El laicismo imperante ha inducido a la culminación de situaciones ridículas. Nos lo narraba, allá por los años ochenta, un juez de distrito a José María Stampa, Antonio Mingote y este servidor durante una ruidosa comida. En el piso de arriba del comedor del restaurante, se celebraba una «Comunión» multitudinaria, y surgió la anécdota. «Se presentó un matrimonio con una niña vestida de blanco en mi Juzgado. No eran creyentes, pero querían que su hija hiciera la primera Comunión por lo civil. Cuando les expliqué que ello era imposible y que no estaba de mi mano darle a su niña la primera Comunión por lo civil, me llamaron «fascista».

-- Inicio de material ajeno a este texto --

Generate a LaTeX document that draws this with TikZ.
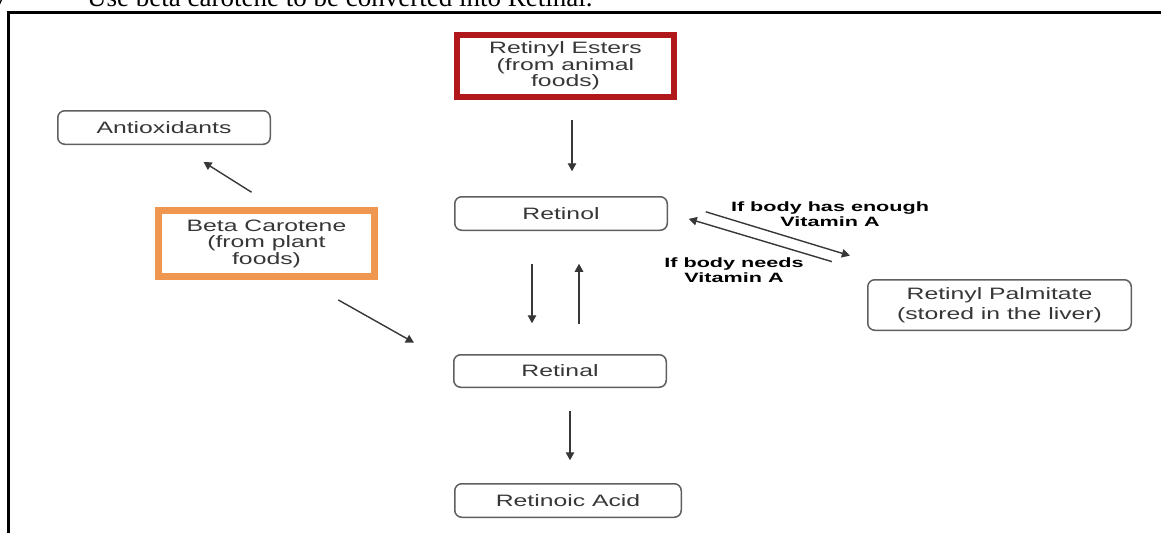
\documentclass[tikz,border=0pt]{standalone}
\usepackage{fontspec}
\setmainfont{Liberation Serif}
\newfontfamily\boxfont[FakeStretch=1.5]{Liberation Sans}
\newfontfamily\notefont[FakeStretch=1.6]{Liberation Sans}
\usepackage{tikz}
\usetikzlibrary{arrows.meta}
\definecolor{boxgray}{RGB}{95,95,95}
\definecolor{txtgray}{RGB}{55,55,55}
\definecolor{esterred}{RGB}{176,24,28}
\definecolor{carotorange}{RGB}{239,150,80}

\begin{document}
\begin{tikzpicture}[x=1pt,y=1pt,
    stage/.style={draw=boxgray,line width=1.5pt,rounded corners=7pt,fill=white,inner sep=0pt,
        text=txtgray,align=center,font=\boxfont\fontsize{16.5}{20}\selectfont},
    source/.style={line width=6pt,fill=white,inner sep=0pt,
        text=txtgray,align=center,font=\boxfont\fontsize{16.5}{16.5}\selectfont},
    note/.style={inner sep=0pt,align=center,text=black,font=\notefont\bfseries\fontsize{13.5}{15}\selectfont},
    conv/.style={-{Triangle[length=8pt,width=8.5pt]},line width=1.4pt,draw=txtgray}]
    \useasboundingbox (0,0) rectangle (1161,-533);
    \clip (0,0) rectangle (1161,-533);
    % Heading line above the frame
    \node[anchor=base west,inner sep=0pt,font=\fontsize{27}{27}\selectfont] (num) at (-5,-5) {7};
    \node[anchor=base west,inner sep=0pt,font=\fontsize{27}{27}\selectfont] (title) at (87,-6) {Use beta carotene to be converted into Retinal.};
    % Frame
    \draw[line width=3pt] (8.5,-533) |- (1161,-12);
    % Sources
    \node[source,draw=esterred,minimum width=217pt,minimum height=62pt] (esters) at (565.5,-66) {Retinyl Esters\\(from animal\\foods)};
    \node[source,draw=carotorange,line width=7pt,minimum width=216pt,minimum height=66pt] (beta) at (266.5,-243.5) {Beta Carotene\\(from plant\\foods)};
    % Stages
    \node[stage,minimum width=212.5pt,minimum height=33.5pt] (antiox) at (164,-127.5) {Antioxidants};
    \node[stage,minimum width=212.5pt,minimum height=33.5pt] (retinol) at (561,-213.5) {Retinol};
    \node[stage,minimum width=212.5pt,minimum height=32.5pt] (retinal) at (560,-371) {Retinal};
    \node[stage,minimum width=226.5pt,minimum height=33.5pt] (acid) at (568,-500.5) {Retinoic Acid};
    \node[stage,minimum width=263.5pt,minimum height=50.5pt] (palm) at (999.5,-305) {Retinyl Palmitate\\(stored in the liver)};
    % Notes
    \node[note] (enough) at (830,-214) {If body has enough\\Vitamin A};
    \node[note] (needs) at (734,-270) {If body needs\\Vitamin A};
    % Arrows
    \draw[conv,shorten <=20pt,shorten >=24.75pt] ([xshift=6.5pt]esters.south) -- ([xshift=11pt]retinol.north);
    \draw[conv,shorten <=27.7pt,shorten >=31.8pt] ([xshift=8.5pt]beta.north) -- ([xshift=12.6pt]antiox.south);
    \draw[conv,shorten <=40.6pt,shorten >=44.9pt] ([xshift=36.4pt]beta.south) -- ([yshift=6.4pt]retinal.west);
    \draw[conv,shorten <=32.75pt,shorten >=30.75pt] ([xshift=-29pt]retinol.south) -- ([xshift=-28pt]retinal.north);
    \draw[conv,shorten <=29.75pt,shorten >=32.75pt] ([xshift=19pt]retinal.north) -- ([xshift=18pt]retinol.south);
    \draw[conv,shorten <=22.75pt,shorten >=22.75pt] ([xshift=10pt]retinal.south) -- ([xshift=2pt]acid.north);
    \draw[conv,shorten <=39.5pt,shorten >=80.2pt] ([yshift=13.2pt]retinol.east) -- ([xshift=-72.9pt]palm.north);
    \draw[conv,shorten <=60.7pt,shorten >=21.7pt] ([xshift=-109.4pt]palm.north) -- ([yshift=0.84pt]retinol.east);
\end{tikzpicture}
\end{document}
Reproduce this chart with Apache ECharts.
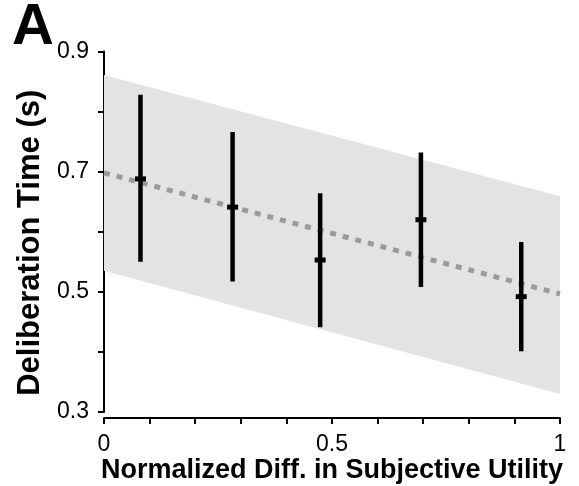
<!DOCTYPE html>
<html>
<head>
<meta charset="utf-8">
<script src="https://cdn.jsdelivr.net/npm/echarts@6/dist/echarts.min.js"></script>
<style>
  html, body { margin: 0; padding: 0; background: #ffffff; }
  #chart { width: 579px; height: 486px; }
</style>
</head>
<body>
<div id="chart"></div>
<script>
// Binned deliberation times (mean with spread) against normalized utility difference
const binX = [0.08, 0.282, 0.474, 0.695, 0.915];
const binMean = [0.688, 0.641, 0.553, 0.620, 0.492];
const binLow = [0.550, 0.517, 0.441, 0.508, 0.401];
const binHigh = [0.828, 0.766, 0.664, 0.732, 0.583];

// Linear fit and its confidence band, sampled at the ends of the axis
const fitX = [0, 1];
const fitY = [0.698, 0.4965];
const bandUpper = [0.861, 0.659];
const bandLower = [0.535, 0.330];

const yTicksLabelled = ['0.3', '0.5', '0.7', '0.9'];
const xTicksLabelled = ['0', '0.5', '1'];

const FONT = 'Liberation Sans, Arial, Helvetica, sans-serif';

const chart = echarts.init(document.getElementById('chart'), null, { renderer: 'canvas' });

const errData = binX.map((x, i) => [x, binLow[i], binHigh[i], binMean[i]]);
const fitData = fitX.map((x, i) => [x, fitY[i]]);

chart.setOption({
  animation: false,
  backgroundColor: '#ffffff',
  title: {
    text: 'A',
    left: 7,
    top: -6,
    textStyle: { fontFamily: FONT, fontSize: 58, fontWeight: 'bold', color: '#000' }
  },
  grid: {
    left: 104, right: 19, top: 51.5, bottom: 74,
    containLabel: false,
    outerBoundsMode: 'none'
  },
  xAxis: {
    type: 'value',
    min: 0, max: 1, interval: 0.1,
    offset: 6,
    splitLine: { show: false },
    axisLine: { show: true, lineStyle: { color: '#000', width: 2 } },
    axisTick: { show: true, length: 6, lineStyle: { color: '#000', width: 2 } },
    axisLabel: {
      fontFamily: FONT, fontSize: 23, color: '#000', margin: 15,
      formatter: v => {
        const s = String(Math.round(v * 10) / 10);
        return xTicksLabelled.includes(s) ? s : '';
      }
    },
    name: 'Normalized Diff. in Subjective Utility',
    nameLocation: 'middle',
    nameGap: 39,
    nameMoveOverlap: false,
    nameTextStyle: { fontFamily: FONT, fontSize: 27, fontWeight: 'bold', color: '#000' }
  },
  yAxis: {
    type: 'value',
    min: 0.3, max: 0.9, interval: 0.1,
    offset: 5,
    splitLine: { show: false },
    axisLine: { show: true, lineStyle: { color: '#000', width: 2 } },
    axisTick: { show: true, length: 6, lineStyle: { color: '#000', width: 2 } },
    axisLabel: {
      fontFamily: FONT, fontSize: 23, color: '#000', margin: 10,
      formatter: v => {
        const s = (Math.round(v * 10) / 10).toFixed(1);
        return yTicksLabelled.includes(s) ? s : '';
      }
    },
    name: 'Deliberation Time (s)',
    nameLocation: 'middle',
    nameGap: 51,
    nameTextStyle: {
      fontFamily: FONT, fontSize: 31, fontWeight: 'bold', color: '#000',
      padding: [0, 22, 0, 0]
    }
  },
  series: [
    {
      // confidence band of the fit
      type: 'custom',
      z: 1,
      silent: true,
      clip: false,
      data: [0],
      renderItem: (params, api) => {
        const pts = [];
        fitX.forEach((x, i) => pts.push(api.coord([x, bandUpper[i]])));
        for (let i = fitX.length - 1; i >= 0; i--) pts.push(api.coord([fitX[i], bandLower[i]]));
        return {
          type: 'polygon',
          shape: { points: pts },
          style: { fill: '#e3e3e3' }
        };
      }
    },
    {
      // regression line
      type: 'line',
      z: 2,
      data: fitData,
      symbol: 'none',
      silent: true,
      lineStyle: { color: '#9a9a9a', width: 5, type: [6, 7], cap: 'butt' }
    },
    {
      // per-bin spread with mean marker
      type: 'custom',
      z: 3,
      silent: true,
      data: errData,
      renderItem: (params, api) => {
        const x = api.value(0);
        const lo = api.coord([x, api.value(1)]);
        const hi = api.coord([x, api.value(2)]);
        const m = api.coord([x, api.value(3)]);
        return {
          type: 'group',
          children: [
            {
              type: 'line',
              shape: { x1: lo[0], y1: lo[1], x2: hi[0], y2: hi[1] },
              style: { stroke: '#000', lineWidth: 4.5, lineCap: 'butt' }
            },
            {
              type: 'rect',
              shape: { x: m[0] - 5.5, y: m[1] - 2.5, width: 11, height: 5 },
              style: { fill: '#000' }
            }
          ]
        };
      }
    }
  ]
});
</script>
</body>
</html>
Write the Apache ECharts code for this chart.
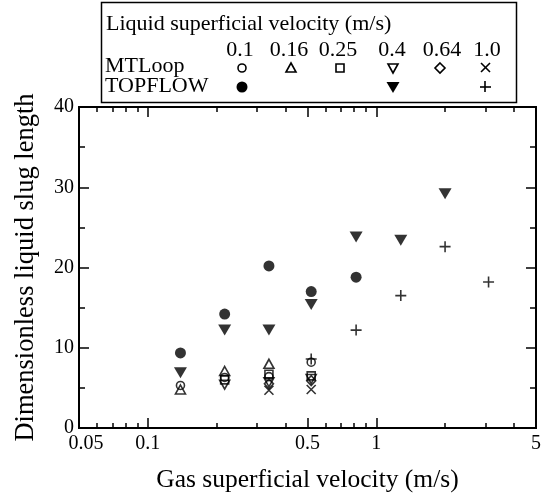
<!DOCTYPE html>
<html>
<head>
<meta charset="utf-8">
<script src="https://cdn.jsdelivr.net/npm/echarts@6/dist/echarts.min.js"></script>
<style>html,body{margin:0;padding:0;background:#fff}#c{width:544px;height:498px}</style>
</head>
<body>
<div id="c"></div>
<script>
// ---- data ----
const xTickLabels = ['0.05', '0.1', '0.5', '1', '5'];
const xMajorTicks = [0.05, 0.1, 0.5, 1, 5];
const xMinorTicks = [0.06, 0.07, 0.08, 0.09, 0.2, 0.3, 0.4, 0.6, 0.7, 0.8, 0.9, 2, 3, 4];
const yTicks = [0, 10, 20, 30, 40];
const liquidVelocities = ['0.1', '0.16', '0.25', '0.4', '0.64', '1.0'];

// MTLoop (gas superficial velocity, slug length)
const gasMT = [0.139, 0.217, 0.339, 0.519];
const mt_01  = [5.3, 6.3, 6.4, 8.2];
const mt_016 = [4.8, 7.1, 8.0, null];
const mt_025 = [null, 6.0, 6.7, 6.5];
const mt_04  = [null, 5.4, 5.7, 6.1];
const mt_064 = [null, null, 5.5, 5.9];
const mt_10  = [null, null, 4.7, 4.8];

// TOPFLOW
const gasTF01 = [0.139, 0.217, 0.339, 0.519, 0.816];
const tf_01   = [9.35, 14.2, 20.2, 17.0, 18.8];
const gasTF04 = [0.139, 0.217, 0.339, 0.519, 0.816, 1.28, 2.0];
const tf_04   = [6.9, 12.2, 12.2, 15.4, 23.8, 23.4, 29.2];
const gasTF10 = [0.519, 0.816, 1.28, 2.0, 3.1];
const tf_10   = [8.6, 12.2, 16.5, 22.6, 18.2];

// ---- build ----
const L = v => Math.log10(v);
const pts = (xs, ys) => xs.map((x, i) => ys[i] == null ? null : [L(x), ys[i]]).filter(p => p);
const FONT = 'Liberation Serif';
const xmin = L(0.05), xmax = L(5);

const crossPath = 'path://M0,0L10,10M10,0L0,10';
const plusPath = 'path://M5,0L5,10M0,5L10,5';

function openSeries(name, data, symbol, size, rotate) {
  return {
    type: 'scatter', name, data, symbol, symbolSize: size, symbolRotate: rotate || 0,
    itemStyle: { color: 'rgba(0,0,0,0)', borderColor: '#000', borderWidth: 1.6 },
    emphasis: { disabled: true }, z: 3
  };
}
function filledSeries(name, data, symbol, size, rotate) {
  return {
    type: 'scatter', name, data, symbol, symbolSize: size, symbolRotate: rotate || 0,
    itemStyle: { color: '#000', borderColor: '#000', borderWidth: 0 },
    emphasis: { disabled: true }, z: 4
  };
}

const labelFmt = v => {
  let best = 0, bd = 1e9;
  xMajorTicks.forEach((t, i) => { const d = Math.abs(L(t) - v); if (d < bd) { bd = d; best = i; } });
  return best === 0 ? '{first|' + xTickLabels[best] + '}' : xTickLabels[best];
};

const baseX = {
  type: 'value', min: xmin, max: xmax,
  axisLine: { show: true, onZero: false, lineStyle: { color: '#000', width: 2 } },
  splitLine: { show: false }
};
const baseY = {
  type: 'value', min: yTicks[0], max: yTicks[yTicks.length - 1], interval: 10,
  axisLine: { show: true, onZero: false, lineStyle: { color: '#000', width: 2 } },
  axisTick: { show: true, inside: true, length: 10, lineStyle: { color: '#000', width: 1.5 } },
  minorTick: { show: true, splitNumber: 2, length: 6, lineStyle: { color: '#000', width: 1.5 } },
  splitLine: { show: false }, minorSplitLine: { show: false }
};

const option = {
  animation: false,
  backgroundColor: '#fff',
  grid: { left: 79, right: 8, top: 107, bottom: 66, containLabel: false },
  xAxis: [
    Object.assign({}, baseX, {
      position: 'bottom',
      name: 'Gas superficial velocity (m/s)', nameLocation: 'middle', nameGap: 39,
      nameTextStyle: { fontFamily: FONT, fontSize: 25.5, color: '#000' },
      axisTick: { show: true, inside: true, length: 10, lineStyle: { color: '#000', width: 1.5 },
        customValues: xMajorTicks.map(L) },
      axisLabel: { show: true, fontFamily: FONT, fontSize: 20, color: '#000', margin: 6,
        customValues: xMajorTicks.map(L), formatter: labelFmt, showMinLabel: true, showMaxLabel: true,
        rich: { first: { fontFamily: FONT, fontSize: 20, color: '#000', padding: [0, 0, 0, 14] } } }
    }),
    Object.assign({}, baseX, {
      position: 'bottom',
      axisTick: { show: true, inside: true, length: 5, lineStyle: { color: '#000', width: 1.5 },
        customValues: xMinorTicks.map(L) },
      axisLabel: { show: false }
    }),
    Object.assign({}, baseX, {
      position: 'top',
      axisTick: { show: true, inside: true, length: 10, lineStyle: { color: '#000', width: 1.5 },
        customValues: xMajorTicks.map(L) },
      axisLabel: { show: false }
    }),
    Object.assign({}, baseX, {
      position: 'top',
      axisTick: { show: true, inside: true, length: 5, lineStyle: { color: '#000', width: 1.5 },
        customValues: xMinorTicks.map(L) },
      axisLabel: { show: false }
    })
  ],
  yAxis: [
    Object.assign({}, baseY, {
      position: 'left',
      name: 'Dimensionless liquid slug length', nameLocation: 'middle', nameGap: 39,
      nameTextStyle: { fontFamily: FONT, fontSize: 26.5, color: '#000' },
      axisLabel: { fontFamily: FONT, fontSize: 20, color: '#000', margin: 5 }
    }),
    Object.assign({}, baseY, {
      position: 'right',
      axisLabel: { show: false }
    })
  ],
  series: [
    openSeries('MTLoop 0.1', pts(gasMT, mt_01), 'circle', 8),
    openSeries('MTLoop 0.16', pts(gasMT, mt_016), 'triangle', [10, 9]),
    openSeries('MTLoop 0.25', pts(gasMT, mt_025), 'rect', 8),
    openSeries('MTLoop 0.4', pts(gasMT, mt_04), 'triangle', [10, 9], 180),
    openSeries('MTLoop 0.64', pts(gasMT, mt_064), 'diamond', [9, 10]),
    openSeries('MTLoop 1.0', pts(gasMT, mt_10), crossPath, 9),
    filledSeries('TOPFLOW 0.1', pts(gasTF01, tf_01), 'circle', 11),
    filledSeries('TOPFLOW 0.4', pts(gasTF04, tf_04), 'triangle', [13, 11], 180),
    openSeries('TOPFLOW 1.0', pts(gasTF10, tf_10), plusPath, 11)
  ],
  graphic: []
};

// legend box (custom table layout)
const g = [];
const txt = (text, x, y, align) => ({ type: 'text', x, y, style: { text, fontFamily: FONT, fontSize: 22, fill: '#000', align: align || 'left', verticalAlign: 'middle' }, z: 10 });
g.push({ type: 'rect', shape: { x: 101.5, y: 2.5, width: 415, height: 100 }, style: { fill: '#fff', stroke: '#000', lineWidth: 1.5 }, z: 9 });
g.push(txt('Liquid superficial velocity (m/s)', 106, 24));
const colX = [240, 289, 338, 392, 442, 487];
liquidVelocities.forEach((s, i) => g.push(txt(s, colX[i], 50, 'center')));
g.push(txt('MTLoop', 105, 66));
g.push(txt('TOPFLOW', 105, 86));
const sym = { fill: 'none', stroke: '#000', lineWidth: 1.6 };
const ry = 68, ty = 87;
g.push({ type: 'circle', shape: { cx: colX[0] + 2, cy: ry, r: 4 }, style: sym, z: 10 });
g.push({ type: 'polygon', shape: { points: [[colX[1] + 2, ry - 5], [colX[1] + 7, ry + 4], [colX[1] - 3, ry + 4]] }, style: sym, z: 10 });
g.push({ type: 'rect', shape: { x: colX[2] - 2, y: ry - 4, width: 8, height: 8 }, style: sym, z: 10 });
g.push({ type: 'polygon', shape: { points: [[colX[3] - 4, ry - 4], [colX[3] + 6, ry - 4], [colX[3] + 1, ry + 5]] }, style: sym, z: 10 });
g.push({ type: 'polygon', shape: { points: [[colX[4] - 2, ry - 5], [colX[4] + 3, ry], [colX[4] - 2, ry + 5], [colX[4] - 7, ry]] }, style: sym, z: 10 });
g.push({ type: 'polyline', shape: { points: [[colX[5] - 6, ry - 5], [colX[5] + 3, ry + 4]] }, style: sym, z: 10 });
g.push({ type: 'polyline', shape: { points: [[colX[5] + 3, ry - 5], [colX[5] - 6, ry + 4]] }, style: sym, z: 10 });
g.push({ type: 'circle', shape: { cx: colX[0] + 2, cy: ty, r: 5.5 }, style: { fill: '#000' }, z: 10 });
g.push({ type: 'polygon', shape: { points: [[colX[3] - 5.5, ty - 5], [colX[3] + 7.5, ty - 5], [colX[3] + 1, ty + 6]] }, style: { fill: '#000' }, z: 10 });
g.push({ type: 'polyline', shape: { points: [[colX[5] - 2, ty - 6], [colX[5] - 2, ty + 5]] }, style: sym, z: 10 });
g.push({ type: 'polyline', shape: { points: [[colX[5] - 7, ty], [colX[5] + 4, ty]] }, style: sym, z: 10 });
option.graphic = g;

const chart = echarts.init(document.getElementById('c'), null, { renderer: 'canvas' });
chart.setOption(option);
</script>
</body>
</html>
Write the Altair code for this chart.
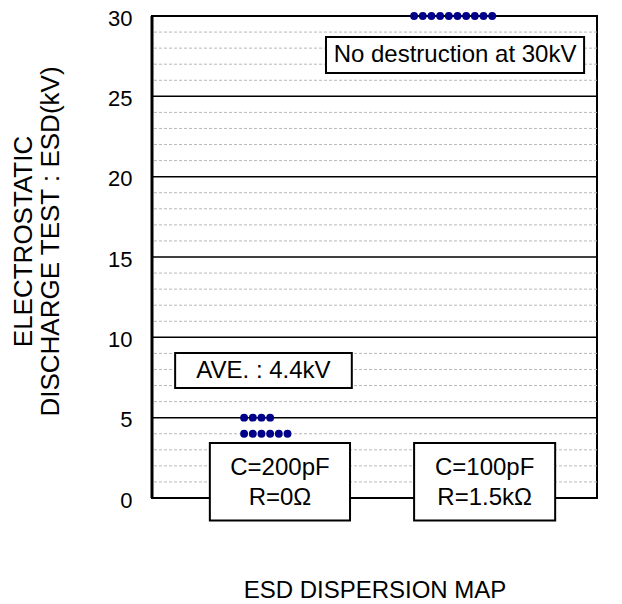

Es posible que me ponga un tanto tostón con mis ayeres, que son memoria pero no nostalgia. La primera Comunión era –y es–, una celebración religiosa. Para un católico es muy importante recibir por primera vez a Jesucristo. Y después se organizaba un desayuno, caía algún regalo y la vida seguía. En mi casa, éramos ocho varones, y el traje de marinero pasó de un hermano a otro sin ningún tipo de problemas. Y desayunábamos chocolate con churros y bollos, es decir, lo que peor le puede sentar a un niño. Como la sensación de tener a Jesús aún dentro era un hecho, en mi caso lamenté profundamente la faena que le estaba haciendo a Nuestro Señor pringando su cabeza de chocolate. La mía, fue una primera Comunión auténtica y alegre. Y en un momento dado, festiva. Mi familia se rió con mi torpeza al pronunciar la «s». «Renuncio a Zatanaz, a zuz pompaz y a zuz obraz»… y hasta el sacerdote en la risa, y yo tan serio.

Entre los menguantes «indignados» de la Puerta del Sol, en los días pasados, había de todo, curiosos incluidos. Un sobrino mío se disfrazó de marginal y hacia Sol se dirigió. Según me informó con gran sabiduría, en ese tipo de manifestaciones se liga bastante. Se hizo amigo de un grupo de «indignados» que pedían matrículas universitarias y viviendas gratuitas. Se sumó con entusiasmo a la petición. Dieron comienzo las asambleas, todas ellas interesantísimas, como es de suponer. Y en el momento álgido, el más «indignado» del grupete, le dijo a su tronca: «Me marcho, porque mi hermana me mata si no voy a la "comunión"de mi sobrina». Y se fue a la «comunión» de su sobrina, previo paso por la ducha y el cambio de ropa.
El blanco derroche, lo superfluo frente a lo fundamental.